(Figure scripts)

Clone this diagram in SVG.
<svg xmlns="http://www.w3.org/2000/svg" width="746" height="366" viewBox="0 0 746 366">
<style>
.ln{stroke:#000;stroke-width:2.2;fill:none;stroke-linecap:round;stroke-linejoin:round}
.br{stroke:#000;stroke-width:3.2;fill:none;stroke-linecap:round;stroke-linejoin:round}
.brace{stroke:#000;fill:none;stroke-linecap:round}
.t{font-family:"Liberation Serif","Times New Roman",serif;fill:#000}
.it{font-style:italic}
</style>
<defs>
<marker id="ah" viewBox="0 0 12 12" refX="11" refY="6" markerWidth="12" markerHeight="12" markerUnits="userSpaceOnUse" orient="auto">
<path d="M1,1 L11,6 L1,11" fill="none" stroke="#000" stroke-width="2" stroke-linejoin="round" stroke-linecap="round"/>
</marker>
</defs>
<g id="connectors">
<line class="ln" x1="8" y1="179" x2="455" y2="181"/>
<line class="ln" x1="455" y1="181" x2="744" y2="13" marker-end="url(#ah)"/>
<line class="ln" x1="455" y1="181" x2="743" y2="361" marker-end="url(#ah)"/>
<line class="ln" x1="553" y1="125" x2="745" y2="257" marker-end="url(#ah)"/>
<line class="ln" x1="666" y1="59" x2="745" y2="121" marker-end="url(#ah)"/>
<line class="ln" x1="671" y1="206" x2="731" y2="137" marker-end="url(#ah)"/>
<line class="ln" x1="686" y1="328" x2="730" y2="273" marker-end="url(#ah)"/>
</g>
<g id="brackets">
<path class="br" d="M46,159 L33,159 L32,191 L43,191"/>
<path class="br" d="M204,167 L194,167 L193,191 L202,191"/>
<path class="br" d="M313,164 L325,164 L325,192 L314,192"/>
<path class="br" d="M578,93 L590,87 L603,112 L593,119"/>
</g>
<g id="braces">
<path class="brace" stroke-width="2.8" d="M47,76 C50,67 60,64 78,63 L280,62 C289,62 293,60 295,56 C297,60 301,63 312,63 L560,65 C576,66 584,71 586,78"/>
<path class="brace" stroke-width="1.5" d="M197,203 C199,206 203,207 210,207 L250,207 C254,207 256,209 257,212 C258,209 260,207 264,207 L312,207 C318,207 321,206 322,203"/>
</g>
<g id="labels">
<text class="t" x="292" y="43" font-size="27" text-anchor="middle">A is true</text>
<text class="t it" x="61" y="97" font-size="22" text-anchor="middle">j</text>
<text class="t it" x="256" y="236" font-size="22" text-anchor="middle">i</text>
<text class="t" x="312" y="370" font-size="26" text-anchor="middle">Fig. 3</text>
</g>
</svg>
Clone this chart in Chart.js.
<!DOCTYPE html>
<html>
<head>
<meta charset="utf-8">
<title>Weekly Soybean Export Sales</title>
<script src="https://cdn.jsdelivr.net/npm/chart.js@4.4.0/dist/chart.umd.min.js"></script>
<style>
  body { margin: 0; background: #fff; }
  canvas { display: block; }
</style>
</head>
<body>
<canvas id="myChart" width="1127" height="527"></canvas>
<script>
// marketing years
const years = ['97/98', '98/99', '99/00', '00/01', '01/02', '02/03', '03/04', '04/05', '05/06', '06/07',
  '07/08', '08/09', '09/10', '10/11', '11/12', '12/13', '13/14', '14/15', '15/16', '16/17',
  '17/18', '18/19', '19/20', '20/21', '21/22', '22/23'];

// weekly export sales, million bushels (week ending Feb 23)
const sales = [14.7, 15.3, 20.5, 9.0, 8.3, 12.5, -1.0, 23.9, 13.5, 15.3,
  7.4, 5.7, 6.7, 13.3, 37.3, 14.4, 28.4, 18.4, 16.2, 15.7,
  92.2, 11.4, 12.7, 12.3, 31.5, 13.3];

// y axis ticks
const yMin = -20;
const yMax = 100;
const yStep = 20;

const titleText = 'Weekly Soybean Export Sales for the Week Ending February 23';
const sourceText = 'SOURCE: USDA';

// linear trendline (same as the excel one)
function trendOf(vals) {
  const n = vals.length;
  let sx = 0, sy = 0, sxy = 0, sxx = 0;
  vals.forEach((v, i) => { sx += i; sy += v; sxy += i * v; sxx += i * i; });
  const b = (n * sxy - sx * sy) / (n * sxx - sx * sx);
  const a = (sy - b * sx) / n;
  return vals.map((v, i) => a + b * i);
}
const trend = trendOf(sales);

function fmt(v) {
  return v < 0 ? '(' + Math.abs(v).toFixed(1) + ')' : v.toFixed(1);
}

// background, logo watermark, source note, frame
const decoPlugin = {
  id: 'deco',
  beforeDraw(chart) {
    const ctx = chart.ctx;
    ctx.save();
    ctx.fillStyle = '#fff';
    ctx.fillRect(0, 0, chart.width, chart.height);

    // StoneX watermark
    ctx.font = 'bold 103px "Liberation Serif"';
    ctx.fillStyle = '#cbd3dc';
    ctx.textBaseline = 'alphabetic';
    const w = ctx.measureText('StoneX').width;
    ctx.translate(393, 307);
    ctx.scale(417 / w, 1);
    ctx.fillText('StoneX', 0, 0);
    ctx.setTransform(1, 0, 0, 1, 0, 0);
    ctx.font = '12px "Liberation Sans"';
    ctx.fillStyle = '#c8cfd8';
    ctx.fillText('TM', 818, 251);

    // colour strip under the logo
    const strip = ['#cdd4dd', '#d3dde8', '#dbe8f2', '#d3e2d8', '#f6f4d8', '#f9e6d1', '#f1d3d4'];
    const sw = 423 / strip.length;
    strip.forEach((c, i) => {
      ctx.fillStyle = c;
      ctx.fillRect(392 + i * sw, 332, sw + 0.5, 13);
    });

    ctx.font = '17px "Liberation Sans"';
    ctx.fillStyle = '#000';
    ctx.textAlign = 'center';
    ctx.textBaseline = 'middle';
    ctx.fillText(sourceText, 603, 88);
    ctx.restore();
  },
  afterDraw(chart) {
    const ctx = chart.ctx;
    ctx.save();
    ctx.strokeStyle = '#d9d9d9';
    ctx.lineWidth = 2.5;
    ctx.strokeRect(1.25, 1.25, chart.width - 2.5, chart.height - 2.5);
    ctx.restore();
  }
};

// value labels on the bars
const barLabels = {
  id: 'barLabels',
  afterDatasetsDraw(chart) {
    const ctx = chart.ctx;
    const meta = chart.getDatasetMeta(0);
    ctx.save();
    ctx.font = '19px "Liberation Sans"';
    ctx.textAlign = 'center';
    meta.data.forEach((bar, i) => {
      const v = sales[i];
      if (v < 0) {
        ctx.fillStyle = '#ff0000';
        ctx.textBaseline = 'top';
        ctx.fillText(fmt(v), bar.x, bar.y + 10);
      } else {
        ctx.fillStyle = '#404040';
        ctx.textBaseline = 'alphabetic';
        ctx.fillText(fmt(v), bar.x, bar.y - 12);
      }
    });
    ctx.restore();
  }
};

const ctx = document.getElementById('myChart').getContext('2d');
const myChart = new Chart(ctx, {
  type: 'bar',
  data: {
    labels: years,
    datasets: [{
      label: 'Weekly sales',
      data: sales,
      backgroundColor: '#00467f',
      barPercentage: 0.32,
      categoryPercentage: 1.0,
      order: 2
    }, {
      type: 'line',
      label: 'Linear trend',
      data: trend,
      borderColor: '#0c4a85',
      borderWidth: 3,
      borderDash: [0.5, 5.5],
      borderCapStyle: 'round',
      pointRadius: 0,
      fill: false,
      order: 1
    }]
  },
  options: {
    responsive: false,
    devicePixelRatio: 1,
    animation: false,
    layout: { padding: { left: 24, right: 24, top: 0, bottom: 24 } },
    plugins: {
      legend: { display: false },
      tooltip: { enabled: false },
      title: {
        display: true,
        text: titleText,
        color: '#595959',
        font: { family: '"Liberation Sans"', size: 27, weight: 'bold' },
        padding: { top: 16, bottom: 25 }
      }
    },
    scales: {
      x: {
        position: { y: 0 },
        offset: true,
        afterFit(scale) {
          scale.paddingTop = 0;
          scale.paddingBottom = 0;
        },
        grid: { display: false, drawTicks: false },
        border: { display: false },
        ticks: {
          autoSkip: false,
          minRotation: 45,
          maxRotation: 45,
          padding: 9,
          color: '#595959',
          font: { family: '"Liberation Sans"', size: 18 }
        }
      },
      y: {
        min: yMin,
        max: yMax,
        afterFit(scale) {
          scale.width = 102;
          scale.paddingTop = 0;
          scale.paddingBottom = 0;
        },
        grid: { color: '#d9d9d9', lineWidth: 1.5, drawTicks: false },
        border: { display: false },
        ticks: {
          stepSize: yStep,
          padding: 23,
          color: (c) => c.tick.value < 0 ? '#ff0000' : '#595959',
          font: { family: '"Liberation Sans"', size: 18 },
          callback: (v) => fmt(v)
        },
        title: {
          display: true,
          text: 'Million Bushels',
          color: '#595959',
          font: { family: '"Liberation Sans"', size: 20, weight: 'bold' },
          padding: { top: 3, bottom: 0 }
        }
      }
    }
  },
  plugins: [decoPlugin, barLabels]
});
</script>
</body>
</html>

§ **PROBLEM DESCRIPTION**: Extract every line above that contains the word "this".

§ **FINAL RESULT**:
Clone this diagram in SVG.
Clone this chart in Chart.js.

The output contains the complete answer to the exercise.